This weekend, we get back to our “more normal” routine of life as summer is ending and school begins. Summer is always a great time to pull back, change the pace of our lives; and break from the routine that normally leads us through the course of the week. It’s a great time to find some moments for relaxation, for the savoring the warmth of the day and just being with family and friends. I hope that your “down time” has been good this summer.
Summer vacation is to the year what Sunday ought to be to the week; a time to withdraw from normal activity and to realize that all of life is a gift of God. We are indeed stewards of creation, and the Lord expects us to be mindful of God’s presence in our lives. Everything we have and are is a gift from God.
Unfortunately, our culture is losing the value of the “withdrawing and relaxing” from regular activity. Our scriptural tradition speaks about the Sabbath day, the Lord’s Day, the day of rest. The translation of the word “Sabbath” is properly rendered: “withdrawing.” We “withdraw“ from the normal work-a-day world to celebrate our relationship to God and one another and with God’s creation. Giving ourselves “space” and a break from our normal routines allows us to reflect upon God’s desire for a relationship with us. So often, we find ourselves so busy caring on the duties of daily life that we can lose focus. We forget why we’re doing these things in the first place. God gave us the Sabbath so that we would always have one day of our week to remember who we are and where we have come from and why we are upon this earth.
Unfortunately, the culture in which we live does not honor the Sabbath. In fact, Sunday is no different from other days of the week in so many ways. The malls are open, stores are ready to do business with us, many businesses operate seven days a week (I’m not talking about service businesses that exist for the purpose of helping people). Growing up in Batavia with my dad’s retail business it was unthinkable that the store would be open on Sunday; you just would not do such a thing. I’m concerned about the wholesale forgetfulness that we seem to be lapsing into. We people need at least one day every week to withdraw from our “normal activities” and to relax in the loving arms of God and one another.
It’s a shame that our Sabbath is being gobbled up by galloping commercialism and frantic activity. Summer vacation may be the last vestige that we have of what it means to relax, withdraw, and allow God to refresh us. I hope you have used your vacation this summer as a kind of Sabbath, a special period of allowing yourself to let go of the urgencies that so often flood our minds and hearts; of the busyness that crowds our activities and keeps us at times from even remembering why we are so active and so busy in the first place.

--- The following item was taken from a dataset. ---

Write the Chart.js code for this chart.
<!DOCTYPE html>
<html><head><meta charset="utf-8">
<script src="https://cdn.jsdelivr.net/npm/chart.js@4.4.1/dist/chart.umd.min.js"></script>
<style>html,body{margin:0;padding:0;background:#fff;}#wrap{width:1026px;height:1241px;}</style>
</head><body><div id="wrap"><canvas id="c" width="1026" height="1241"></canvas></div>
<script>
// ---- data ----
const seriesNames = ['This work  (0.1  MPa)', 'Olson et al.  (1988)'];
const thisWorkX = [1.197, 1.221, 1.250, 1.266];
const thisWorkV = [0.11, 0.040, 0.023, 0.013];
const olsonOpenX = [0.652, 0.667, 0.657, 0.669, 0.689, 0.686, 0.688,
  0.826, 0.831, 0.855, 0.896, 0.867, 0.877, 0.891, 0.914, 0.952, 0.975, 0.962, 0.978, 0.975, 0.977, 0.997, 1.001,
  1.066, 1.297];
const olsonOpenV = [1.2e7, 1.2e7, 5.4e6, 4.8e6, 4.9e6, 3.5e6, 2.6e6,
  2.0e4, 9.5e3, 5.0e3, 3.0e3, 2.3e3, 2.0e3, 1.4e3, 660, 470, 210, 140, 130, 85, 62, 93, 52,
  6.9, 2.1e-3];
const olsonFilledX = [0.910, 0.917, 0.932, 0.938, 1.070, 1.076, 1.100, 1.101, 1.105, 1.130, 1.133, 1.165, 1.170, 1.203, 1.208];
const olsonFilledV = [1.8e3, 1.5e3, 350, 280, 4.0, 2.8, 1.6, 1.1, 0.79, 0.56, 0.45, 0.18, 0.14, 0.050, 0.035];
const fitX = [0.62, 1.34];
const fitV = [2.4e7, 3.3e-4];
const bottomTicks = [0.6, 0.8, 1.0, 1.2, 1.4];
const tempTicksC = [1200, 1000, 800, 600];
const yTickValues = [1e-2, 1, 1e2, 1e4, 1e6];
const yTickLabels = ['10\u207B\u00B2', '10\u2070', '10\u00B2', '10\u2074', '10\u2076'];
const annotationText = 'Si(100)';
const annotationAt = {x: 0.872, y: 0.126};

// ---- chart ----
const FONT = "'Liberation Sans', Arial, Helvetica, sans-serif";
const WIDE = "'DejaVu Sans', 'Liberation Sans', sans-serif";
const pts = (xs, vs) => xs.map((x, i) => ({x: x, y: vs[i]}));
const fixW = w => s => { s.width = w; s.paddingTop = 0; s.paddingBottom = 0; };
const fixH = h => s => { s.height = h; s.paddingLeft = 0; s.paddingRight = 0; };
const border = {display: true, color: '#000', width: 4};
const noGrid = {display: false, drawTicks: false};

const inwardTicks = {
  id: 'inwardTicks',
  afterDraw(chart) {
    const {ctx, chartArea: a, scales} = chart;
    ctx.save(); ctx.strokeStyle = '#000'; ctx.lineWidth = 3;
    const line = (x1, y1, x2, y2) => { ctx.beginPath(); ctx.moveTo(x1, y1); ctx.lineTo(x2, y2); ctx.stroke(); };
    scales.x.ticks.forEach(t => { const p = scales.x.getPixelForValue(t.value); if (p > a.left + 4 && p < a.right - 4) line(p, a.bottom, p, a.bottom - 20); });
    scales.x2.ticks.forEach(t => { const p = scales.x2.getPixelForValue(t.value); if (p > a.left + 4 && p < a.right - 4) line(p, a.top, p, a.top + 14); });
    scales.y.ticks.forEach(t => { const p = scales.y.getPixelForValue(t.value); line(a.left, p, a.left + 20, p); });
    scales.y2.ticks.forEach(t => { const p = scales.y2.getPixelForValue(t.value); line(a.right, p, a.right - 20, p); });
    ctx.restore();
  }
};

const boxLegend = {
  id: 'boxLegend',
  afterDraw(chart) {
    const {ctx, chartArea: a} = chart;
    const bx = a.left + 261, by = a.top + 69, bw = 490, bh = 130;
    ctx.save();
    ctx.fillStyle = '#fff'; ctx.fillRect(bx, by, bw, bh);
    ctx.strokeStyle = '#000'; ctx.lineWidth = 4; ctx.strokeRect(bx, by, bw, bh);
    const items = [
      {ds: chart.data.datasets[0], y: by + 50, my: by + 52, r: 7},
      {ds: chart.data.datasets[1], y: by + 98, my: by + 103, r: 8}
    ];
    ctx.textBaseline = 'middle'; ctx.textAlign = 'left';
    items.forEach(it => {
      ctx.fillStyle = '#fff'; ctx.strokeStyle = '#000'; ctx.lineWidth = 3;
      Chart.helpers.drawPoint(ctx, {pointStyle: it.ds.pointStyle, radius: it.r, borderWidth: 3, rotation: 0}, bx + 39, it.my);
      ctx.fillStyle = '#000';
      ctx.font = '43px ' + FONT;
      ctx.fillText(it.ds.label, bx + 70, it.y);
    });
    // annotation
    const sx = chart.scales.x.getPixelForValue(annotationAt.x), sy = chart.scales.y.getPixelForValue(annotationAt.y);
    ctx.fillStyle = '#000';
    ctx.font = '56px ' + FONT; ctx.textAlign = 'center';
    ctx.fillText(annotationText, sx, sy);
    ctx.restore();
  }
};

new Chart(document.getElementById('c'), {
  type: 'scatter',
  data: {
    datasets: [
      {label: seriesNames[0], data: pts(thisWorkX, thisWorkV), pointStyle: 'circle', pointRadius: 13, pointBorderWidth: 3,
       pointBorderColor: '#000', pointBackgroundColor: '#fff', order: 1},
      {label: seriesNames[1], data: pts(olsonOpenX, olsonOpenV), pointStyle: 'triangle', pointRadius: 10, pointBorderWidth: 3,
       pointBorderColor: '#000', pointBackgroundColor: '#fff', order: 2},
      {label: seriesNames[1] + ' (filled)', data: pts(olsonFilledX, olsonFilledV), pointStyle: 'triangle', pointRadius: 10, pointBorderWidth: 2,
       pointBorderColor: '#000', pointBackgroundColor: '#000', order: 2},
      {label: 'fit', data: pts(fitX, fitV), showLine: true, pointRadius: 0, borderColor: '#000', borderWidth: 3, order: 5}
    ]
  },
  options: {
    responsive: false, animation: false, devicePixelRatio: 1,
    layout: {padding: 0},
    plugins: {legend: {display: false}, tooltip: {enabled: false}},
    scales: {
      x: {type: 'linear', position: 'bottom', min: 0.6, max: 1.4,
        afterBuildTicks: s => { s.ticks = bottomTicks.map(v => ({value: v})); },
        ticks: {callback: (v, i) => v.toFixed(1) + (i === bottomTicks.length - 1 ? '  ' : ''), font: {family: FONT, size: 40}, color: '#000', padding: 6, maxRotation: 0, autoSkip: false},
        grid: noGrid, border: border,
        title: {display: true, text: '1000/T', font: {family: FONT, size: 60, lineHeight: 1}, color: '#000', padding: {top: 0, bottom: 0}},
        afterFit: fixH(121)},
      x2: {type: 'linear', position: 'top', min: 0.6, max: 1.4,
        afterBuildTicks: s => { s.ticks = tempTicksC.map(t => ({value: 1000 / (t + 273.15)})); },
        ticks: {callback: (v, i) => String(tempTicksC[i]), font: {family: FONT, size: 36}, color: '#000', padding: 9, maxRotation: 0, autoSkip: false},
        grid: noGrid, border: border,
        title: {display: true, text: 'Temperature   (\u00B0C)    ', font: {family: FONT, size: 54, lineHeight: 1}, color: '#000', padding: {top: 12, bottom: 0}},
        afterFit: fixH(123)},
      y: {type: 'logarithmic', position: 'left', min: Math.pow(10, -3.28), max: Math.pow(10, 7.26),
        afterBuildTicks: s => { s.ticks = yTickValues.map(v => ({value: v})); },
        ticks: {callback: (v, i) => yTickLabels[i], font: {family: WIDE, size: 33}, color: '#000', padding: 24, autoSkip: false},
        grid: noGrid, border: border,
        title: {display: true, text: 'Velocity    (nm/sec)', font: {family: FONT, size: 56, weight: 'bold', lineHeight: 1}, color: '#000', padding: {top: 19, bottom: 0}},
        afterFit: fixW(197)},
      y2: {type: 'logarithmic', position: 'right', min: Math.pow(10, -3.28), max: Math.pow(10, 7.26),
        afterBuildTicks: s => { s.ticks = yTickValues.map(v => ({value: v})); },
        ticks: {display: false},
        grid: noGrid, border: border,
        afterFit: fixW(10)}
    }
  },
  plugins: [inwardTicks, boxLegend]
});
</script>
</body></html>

As we begin with the fall season, I invite you to think about how you spend your Sabbath every week. What are we losing by not taking a day of rest every week? God wants us to have the space and the time to relax; to rest in the divine love and mercy; to cuddle up in God’s lap as a child might do with its parent, knowing that the weight of the world is not really on our backs, even though at times it feels like it is. It’s a time to be secure in the knowledge that this is God’s world, that, if we do our small part, God will do the rest.
Let us continue to pray for and take action to bring about peace in our world!